How do you scoop up seven actors, shoot them into space to work on a 1970s-style space station and then return them safely to the Earth? The answer is, you don’t. So it is that, like so many dogs and chimps before them, we must bid farewell to Patrick Wilson, Liv Tyler, Marisa Coughlan, Matt Bomer, Jerry O’Connell, Kali Rocha and Kylie Rogers. Their sacrifice will not be in v... Sorry, we’re now being told it was all just a film called Space Station 76, shot on a set in Los Angeles.
The man responsible for this under-the-radar project is actor/ performance coach/playwright Jack Plotnick, who co-wrote the film, convinced the cast to come aboard and directed it all.

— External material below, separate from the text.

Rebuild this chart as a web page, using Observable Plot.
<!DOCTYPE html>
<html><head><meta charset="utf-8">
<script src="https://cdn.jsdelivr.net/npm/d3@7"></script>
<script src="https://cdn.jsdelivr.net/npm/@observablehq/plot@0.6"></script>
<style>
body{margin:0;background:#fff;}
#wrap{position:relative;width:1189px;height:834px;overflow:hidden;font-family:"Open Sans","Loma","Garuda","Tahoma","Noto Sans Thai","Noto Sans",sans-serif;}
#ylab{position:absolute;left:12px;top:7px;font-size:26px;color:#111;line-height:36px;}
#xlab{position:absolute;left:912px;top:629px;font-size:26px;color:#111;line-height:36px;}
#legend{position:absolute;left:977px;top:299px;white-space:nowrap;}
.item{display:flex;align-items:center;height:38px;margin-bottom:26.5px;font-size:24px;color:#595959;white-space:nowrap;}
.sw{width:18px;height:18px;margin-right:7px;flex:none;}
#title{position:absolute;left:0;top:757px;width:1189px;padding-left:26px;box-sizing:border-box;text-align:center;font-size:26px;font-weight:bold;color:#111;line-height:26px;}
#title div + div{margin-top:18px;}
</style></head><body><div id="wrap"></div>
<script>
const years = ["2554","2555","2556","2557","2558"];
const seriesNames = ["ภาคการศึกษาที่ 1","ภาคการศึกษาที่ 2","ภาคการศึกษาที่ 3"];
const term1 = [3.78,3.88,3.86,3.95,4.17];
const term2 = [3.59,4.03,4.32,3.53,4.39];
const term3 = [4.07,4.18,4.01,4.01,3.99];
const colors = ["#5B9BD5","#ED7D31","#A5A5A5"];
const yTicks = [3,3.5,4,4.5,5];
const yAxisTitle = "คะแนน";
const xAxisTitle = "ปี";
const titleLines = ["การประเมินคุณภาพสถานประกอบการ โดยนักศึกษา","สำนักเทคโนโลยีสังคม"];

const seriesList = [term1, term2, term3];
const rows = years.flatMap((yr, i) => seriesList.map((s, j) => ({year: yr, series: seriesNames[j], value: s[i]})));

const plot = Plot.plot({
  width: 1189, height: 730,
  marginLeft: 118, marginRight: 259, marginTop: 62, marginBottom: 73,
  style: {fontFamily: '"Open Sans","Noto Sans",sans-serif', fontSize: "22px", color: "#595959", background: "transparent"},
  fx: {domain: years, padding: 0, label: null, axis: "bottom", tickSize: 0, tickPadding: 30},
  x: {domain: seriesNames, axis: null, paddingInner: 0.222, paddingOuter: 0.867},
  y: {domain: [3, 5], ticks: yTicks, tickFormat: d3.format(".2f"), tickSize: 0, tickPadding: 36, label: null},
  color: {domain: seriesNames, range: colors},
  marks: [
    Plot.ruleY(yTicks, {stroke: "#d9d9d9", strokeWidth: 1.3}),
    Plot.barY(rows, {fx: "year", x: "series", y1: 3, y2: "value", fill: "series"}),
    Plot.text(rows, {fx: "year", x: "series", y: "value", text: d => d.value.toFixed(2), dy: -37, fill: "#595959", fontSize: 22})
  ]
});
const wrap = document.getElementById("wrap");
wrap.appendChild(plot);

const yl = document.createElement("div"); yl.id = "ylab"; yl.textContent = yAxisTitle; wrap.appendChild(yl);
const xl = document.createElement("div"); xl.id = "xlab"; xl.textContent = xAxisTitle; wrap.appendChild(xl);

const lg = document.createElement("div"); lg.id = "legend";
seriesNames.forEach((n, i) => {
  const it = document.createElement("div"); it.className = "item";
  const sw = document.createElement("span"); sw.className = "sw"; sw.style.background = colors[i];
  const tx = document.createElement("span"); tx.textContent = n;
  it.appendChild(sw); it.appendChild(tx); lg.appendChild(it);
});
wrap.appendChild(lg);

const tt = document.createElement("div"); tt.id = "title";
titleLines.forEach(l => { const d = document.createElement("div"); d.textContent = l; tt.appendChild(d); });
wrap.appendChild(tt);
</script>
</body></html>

Space Station 76 takes place on the titular orbiting platform, where Wilson is the bitter, suicidal captain, Tyler the new assistant captain who arrives and causes tension, Bomer a technician with a robot hand and Coughlin his manipulative wife.
According to Plotnick, he wanted to use the situation as a metaphor for his ‘70s childhood.

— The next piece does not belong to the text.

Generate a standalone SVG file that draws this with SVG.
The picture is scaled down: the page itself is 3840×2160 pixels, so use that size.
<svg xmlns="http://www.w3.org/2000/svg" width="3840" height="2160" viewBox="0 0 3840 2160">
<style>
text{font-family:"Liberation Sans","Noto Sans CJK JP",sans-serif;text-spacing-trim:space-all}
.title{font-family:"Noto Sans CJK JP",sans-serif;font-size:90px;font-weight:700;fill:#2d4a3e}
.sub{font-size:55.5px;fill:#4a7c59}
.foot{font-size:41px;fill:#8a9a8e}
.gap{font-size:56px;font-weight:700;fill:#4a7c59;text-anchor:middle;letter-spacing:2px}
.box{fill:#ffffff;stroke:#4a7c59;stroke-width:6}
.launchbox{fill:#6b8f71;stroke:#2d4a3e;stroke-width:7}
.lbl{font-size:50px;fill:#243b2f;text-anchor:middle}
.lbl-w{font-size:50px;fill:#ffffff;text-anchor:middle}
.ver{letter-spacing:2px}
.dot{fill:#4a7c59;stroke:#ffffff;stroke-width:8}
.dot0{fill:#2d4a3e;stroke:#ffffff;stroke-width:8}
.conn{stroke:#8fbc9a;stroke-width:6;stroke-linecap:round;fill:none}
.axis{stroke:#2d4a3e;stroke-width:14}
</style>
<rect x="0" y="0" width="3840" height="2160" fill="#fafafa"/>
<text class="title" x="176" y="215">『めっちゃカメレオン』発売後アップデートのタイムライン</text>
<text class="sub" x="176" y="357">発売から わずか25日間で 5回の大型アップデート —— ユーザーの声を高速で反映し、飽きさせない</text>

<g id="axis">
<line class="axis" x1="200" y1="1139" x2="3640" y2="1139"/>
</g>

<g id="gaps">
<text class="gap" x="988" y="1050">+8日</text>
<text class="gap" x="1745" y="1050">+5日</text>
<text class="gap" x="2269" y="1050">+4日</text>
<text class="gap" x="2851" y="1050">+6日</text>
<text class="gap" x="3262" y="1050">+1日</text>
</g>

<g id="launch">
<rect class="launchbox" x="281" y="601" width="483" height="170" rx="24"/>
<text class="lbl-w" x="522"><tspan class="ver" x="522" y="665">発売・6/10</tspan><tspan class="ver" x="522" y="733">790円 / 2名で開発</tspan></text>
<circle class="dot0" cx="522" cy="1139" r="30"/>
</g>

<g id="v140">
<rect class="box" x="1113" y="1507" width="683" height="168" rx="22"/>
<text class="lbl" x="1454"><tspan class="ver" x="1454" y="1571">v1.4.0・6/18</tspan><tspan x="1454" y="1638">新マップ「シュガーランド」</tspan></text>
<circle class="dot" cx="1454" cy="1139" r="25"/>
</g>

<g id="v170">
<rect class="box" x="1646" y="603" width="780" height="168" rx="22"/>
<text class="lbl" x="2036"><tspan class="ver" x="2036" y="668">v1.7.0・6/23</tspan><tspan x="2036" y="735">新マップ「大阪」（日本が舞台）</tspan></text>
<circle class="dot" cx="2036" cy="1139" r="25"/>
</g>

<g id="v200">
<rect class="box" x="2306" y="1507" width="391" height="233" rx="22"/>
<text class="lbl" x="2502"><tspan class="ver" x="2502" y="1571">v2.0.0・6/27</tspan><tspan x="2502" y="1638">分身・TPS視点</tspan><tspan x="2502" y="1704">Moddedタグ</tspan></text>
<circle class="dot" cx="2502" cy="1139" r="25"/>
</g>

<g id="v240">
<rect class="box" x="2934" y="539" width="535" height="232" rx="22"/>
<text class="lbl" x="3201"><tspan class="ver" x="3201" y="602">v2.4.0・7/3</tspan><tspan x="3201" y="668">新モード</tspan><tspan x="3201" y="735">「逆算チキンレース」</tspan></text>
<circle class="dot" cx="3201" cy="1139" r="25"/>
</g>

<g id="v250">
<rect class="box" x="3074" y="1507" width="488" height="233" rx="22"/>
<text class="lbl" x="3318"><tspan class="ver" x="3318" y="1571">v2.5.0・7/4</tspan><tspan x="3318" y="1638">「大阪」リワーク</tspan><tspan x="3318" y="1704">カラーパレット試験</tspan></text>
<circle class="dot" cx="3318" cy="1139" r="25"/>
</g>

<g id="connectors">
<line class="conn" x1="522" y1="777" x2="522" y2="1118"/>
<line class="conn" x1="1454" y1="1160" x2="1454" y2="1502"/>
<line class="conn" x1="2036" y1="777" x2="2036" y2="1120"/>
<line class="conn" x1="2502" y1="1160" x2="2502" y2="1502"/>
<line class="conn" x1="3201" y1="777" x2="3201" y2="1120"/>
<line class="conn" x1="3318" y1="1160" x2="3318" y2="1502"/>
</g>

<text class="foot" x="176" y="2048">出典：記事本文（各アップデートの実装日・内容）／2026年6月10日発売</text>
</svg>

"People think that the 1970s were about the discos and the free love, but in the suburbs you were left feeling, ‘Where’s the party?’” he tells the Hollywood Reporter. "So the emotional story is what I felt in the '70s. My parents weren’t happy together and they stuck it out for the kids. It’s an homage to them. And in one way, I think we’re like these solitary ships in space trying to connect.”
After a relatively swift 20-day shoot, Plotnick will now be ploughing through post-production in order to get the movie out next year. Meanwhile, we’re looking into a Kickstarter fund to have anyone planning a new Big Momma’s film launched on a mission to explore Jupiter. No space ship involved.